Problem to solve: Could the lines from the start of the data through the line with "fractions = list(range(8, 51))" be set down exactly, with no pictures among them?

Given records:

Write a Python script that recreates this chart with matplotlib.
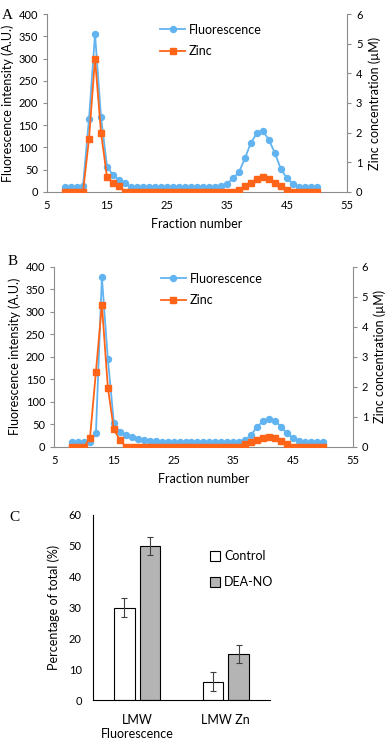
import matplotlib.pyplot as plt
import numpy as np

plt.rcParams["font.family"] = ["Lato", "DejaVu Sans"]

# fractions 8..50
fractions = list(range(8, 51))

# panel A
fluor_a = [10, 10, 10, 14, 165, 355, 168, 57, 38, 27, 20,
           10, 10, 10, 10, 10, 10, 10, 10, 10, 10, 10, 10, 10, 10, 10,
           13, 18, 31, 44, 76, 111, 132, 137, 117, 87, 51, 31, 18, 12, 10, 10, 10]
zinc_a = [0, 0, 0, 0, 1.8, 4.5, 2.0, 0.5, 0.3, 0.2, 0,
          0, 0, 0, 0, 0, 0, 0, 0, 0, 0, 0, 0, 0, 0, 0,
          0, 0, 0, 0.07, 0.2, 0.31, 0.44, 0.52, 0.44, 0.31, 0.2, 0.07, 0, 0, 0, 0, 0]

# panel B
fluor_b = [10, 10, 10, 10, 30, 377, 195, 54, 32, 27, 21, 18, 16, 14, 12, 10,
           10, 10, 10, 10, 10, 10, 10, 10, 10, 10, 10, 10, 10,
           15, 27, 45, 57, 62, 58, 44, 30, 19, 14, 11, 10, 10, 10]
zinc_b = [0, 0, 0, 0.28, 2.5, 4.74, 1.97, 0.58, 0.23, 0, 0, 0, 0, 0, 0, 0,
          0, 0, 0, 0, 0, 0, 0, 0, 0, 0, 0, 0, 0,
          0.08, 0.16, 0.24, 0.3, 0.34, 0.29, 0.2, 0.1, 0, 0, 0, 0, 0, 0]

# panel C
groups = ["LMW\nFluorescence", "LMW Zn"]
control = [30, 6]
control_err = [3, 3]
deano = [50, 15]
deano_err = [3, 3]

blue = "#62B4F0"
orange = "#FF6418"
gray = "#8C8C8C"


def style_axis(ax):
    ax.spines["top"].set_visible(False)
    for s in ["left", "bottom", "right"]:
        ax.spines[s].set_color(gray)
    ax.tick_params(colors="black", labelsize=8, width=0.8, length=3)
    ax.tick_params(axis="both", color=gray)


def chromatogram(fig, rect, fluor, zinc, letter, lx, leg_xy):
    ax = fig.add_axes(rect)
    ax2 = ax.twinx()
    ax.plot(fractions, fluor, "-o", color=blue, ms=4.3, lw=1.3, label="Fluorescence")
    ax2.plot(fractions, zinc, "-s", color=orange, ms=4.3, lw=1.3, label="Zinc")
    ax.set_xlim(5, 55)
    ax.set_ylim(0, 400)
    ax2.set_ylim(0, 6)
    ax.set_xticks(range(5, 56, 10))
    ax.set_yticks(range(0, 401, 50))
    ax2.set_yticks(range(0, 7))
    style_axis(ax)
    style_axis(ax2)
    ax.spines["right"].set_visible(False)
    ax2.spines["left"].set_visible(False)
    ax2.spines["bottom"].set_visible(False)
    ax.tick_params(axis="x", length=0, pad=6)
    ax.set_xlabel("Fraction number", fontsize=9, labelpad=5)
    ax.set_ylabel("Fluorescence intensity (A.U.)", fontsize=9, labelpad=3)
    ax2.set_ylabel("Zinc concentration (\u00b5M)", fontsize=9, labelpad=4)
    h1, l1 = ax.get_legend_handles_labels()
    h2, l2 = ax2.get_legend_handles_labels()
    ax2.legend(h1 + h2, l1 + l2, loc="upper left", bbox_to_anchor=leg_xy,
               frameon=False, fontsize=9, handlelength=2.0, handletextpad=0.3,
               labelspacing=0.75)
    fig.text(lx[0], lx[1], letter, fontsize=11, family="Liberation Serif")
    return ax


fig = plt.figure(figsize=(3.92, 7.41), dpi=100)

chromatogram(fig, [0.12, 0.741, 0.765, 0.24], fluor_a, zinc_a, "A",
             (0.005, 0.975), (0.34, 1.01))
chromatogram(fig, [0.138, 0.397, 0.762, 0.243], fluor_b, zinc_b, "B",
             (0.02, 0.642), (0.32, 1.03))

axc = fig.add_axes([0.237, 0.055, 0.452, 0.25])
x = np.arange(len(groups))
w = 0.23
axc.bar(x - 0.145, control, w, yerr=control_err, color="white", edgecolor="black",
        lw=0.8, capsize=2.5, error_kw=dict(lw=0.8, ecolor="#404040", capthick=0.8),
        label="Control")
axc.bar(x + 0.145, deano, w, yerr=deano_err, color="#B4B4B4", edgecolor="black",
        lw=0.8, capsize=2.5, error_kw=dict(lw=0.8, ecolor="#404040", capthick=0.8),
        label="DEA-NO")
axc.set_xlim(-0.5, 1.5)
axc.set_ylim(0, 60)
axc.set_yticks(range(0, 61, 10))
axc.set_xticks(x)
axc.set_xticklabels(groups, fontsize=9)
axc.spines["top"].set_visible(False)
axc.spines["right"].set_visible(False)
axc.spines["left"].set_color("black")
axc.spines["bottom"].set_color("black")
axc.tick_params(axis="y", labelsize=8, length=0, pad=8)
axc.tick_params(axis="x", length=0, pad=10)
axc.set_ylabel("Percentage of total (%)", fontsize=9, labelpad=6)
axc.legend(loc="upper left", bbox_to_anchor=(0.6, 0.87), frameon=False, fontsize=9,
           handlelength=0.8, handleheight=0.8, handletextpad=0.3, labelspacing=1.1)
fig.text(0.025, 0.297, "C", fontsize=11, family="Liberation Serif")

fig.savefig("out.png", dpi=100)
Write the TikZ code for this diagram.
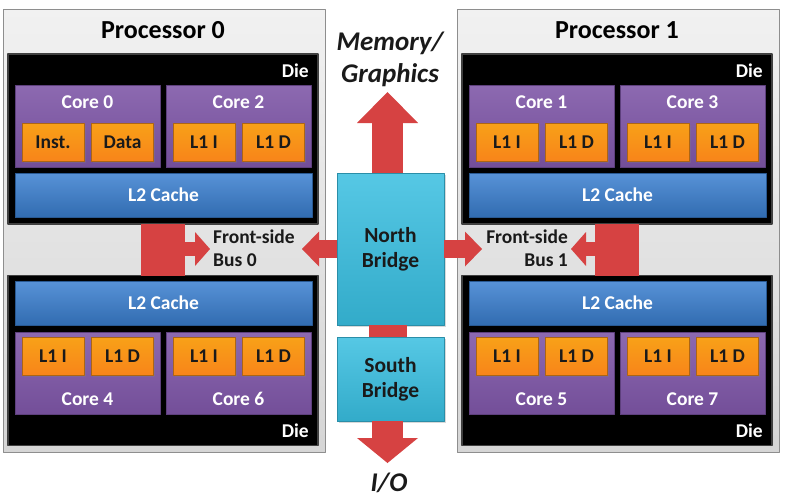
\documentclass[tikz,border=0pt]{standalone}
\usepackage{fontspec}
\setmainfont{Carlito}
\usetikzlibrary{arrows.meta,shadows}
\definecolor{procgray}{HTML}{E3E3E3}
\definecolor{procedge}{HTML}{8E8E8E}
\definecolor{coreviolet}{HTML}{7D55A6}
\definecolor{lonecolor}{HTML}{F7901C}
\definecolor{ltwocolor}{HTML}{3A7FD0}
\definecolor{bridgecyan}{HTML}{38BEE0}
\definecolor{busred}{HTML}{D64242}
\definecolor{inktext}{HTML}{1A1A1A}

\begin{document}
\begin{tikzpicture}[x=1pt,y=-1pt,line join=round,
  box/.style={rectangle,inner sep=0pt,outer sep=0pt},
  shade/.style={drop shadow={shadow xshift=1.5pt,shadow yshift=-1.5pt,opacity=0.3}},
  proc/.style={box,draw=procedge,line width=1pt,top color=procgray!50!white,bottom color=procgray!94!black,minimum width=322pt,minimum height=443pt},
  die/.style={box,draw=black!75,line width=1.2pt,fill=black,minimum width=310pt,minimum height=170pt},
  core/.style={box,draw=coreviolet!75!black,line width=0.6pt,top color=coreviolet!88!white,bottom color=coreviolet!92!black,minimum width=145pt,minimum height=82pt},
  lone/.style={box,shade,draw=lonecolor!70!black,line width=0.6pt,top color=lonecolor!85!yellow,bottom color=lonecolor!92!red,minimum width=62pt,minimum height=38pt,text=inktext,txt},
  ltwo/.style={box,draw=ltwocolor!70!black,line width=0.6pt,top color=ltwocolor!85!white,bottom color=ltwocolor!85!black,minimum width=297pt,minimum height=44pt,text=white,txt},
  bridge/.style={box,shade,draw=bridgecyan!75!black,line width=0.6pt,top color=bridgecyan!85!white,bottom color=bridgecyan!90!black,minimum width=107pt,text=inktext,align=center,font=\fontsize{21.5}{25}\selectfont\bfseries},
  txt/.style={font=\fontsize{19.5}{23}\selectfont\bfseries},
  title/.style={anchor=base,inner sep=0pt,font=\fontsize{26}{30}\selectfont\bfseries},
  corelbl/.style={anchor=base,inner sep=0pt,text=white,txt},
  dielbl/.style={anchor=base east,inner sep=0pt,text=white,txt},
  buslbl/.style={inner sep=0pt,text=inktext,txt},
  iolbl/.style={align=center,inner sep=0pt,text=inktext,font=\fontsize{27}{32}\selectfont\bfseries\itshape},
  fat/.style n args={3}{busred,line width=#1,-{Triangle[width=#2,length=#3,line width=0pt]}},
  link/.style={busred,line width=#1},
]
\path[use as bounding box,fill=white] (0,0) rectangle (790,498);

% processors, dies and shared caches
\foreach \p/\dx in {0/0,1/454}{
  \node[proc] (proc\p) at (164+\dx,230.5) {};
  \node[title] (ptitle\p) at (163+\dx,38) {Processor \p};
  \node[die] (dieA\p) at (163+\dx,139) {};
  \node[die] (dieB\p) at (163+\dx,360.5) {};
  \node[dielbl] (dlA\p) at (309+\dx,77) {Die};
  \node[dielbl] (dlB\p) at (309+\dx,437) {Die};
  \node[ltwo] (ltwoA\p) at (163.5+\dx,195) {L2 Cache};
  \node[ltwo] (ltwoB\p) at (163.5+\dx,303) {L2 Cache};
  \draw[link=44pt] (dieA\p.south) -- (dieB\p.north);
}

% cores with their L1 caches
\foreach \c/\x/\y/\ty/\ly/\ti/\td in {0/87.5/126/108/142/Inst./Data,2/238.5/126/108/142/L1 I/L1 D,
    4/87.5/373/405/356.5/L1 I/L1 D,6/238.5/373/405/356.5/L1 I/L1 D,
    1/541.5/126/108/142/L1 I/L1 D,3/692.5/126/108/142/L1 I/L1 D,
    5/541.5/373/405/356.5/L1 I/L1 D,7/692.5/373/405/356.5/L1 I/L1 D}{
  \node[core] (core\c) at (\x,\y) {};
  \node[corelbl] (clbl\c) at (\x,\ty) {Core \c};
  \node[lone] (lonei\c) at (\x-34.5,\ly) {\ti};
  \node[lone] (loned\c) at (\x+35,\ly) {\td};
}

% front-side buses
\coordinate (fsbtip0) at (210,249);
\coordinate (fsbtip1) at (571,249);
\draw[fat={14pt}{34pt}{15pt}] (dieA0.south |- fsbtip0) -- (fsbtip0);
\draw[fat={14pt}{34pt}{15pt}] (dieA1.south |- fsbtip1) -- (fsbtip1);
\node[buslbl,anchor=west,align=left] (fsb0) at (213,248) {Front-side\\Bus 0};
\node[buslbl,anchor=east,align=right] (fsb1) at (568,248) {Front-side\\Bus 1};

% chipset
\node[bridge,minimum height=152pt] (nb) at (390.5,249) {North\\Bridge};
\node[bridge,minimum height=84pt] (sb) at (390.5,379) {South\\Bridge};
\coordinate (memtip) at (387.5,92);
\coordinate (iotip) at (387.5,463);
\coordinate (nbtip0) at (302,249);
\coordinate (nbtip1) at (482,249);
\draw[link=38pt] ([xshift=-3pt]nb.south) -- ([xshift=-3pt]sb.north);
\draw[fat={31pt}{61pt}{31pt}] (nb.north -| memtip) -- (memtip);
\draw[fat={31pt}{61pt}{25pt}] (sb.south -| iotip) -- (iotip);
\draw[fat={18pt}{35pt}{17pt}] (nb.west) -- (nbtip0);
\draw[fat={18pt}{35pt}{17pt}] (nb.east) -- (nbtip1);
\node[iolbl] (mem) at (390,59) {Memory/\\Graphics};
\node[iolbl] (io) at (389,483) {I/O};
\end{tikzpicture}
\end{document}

Finished answer:
Write a Python script that recreates this chart with matplotlib.
import matplotlib.pyplot as plt
import numpy as np

plt.rcParams["font.family"] = ["Lato", "DejaVu Sans"]

# fractions 8..50
fractions = list(range(8, 51))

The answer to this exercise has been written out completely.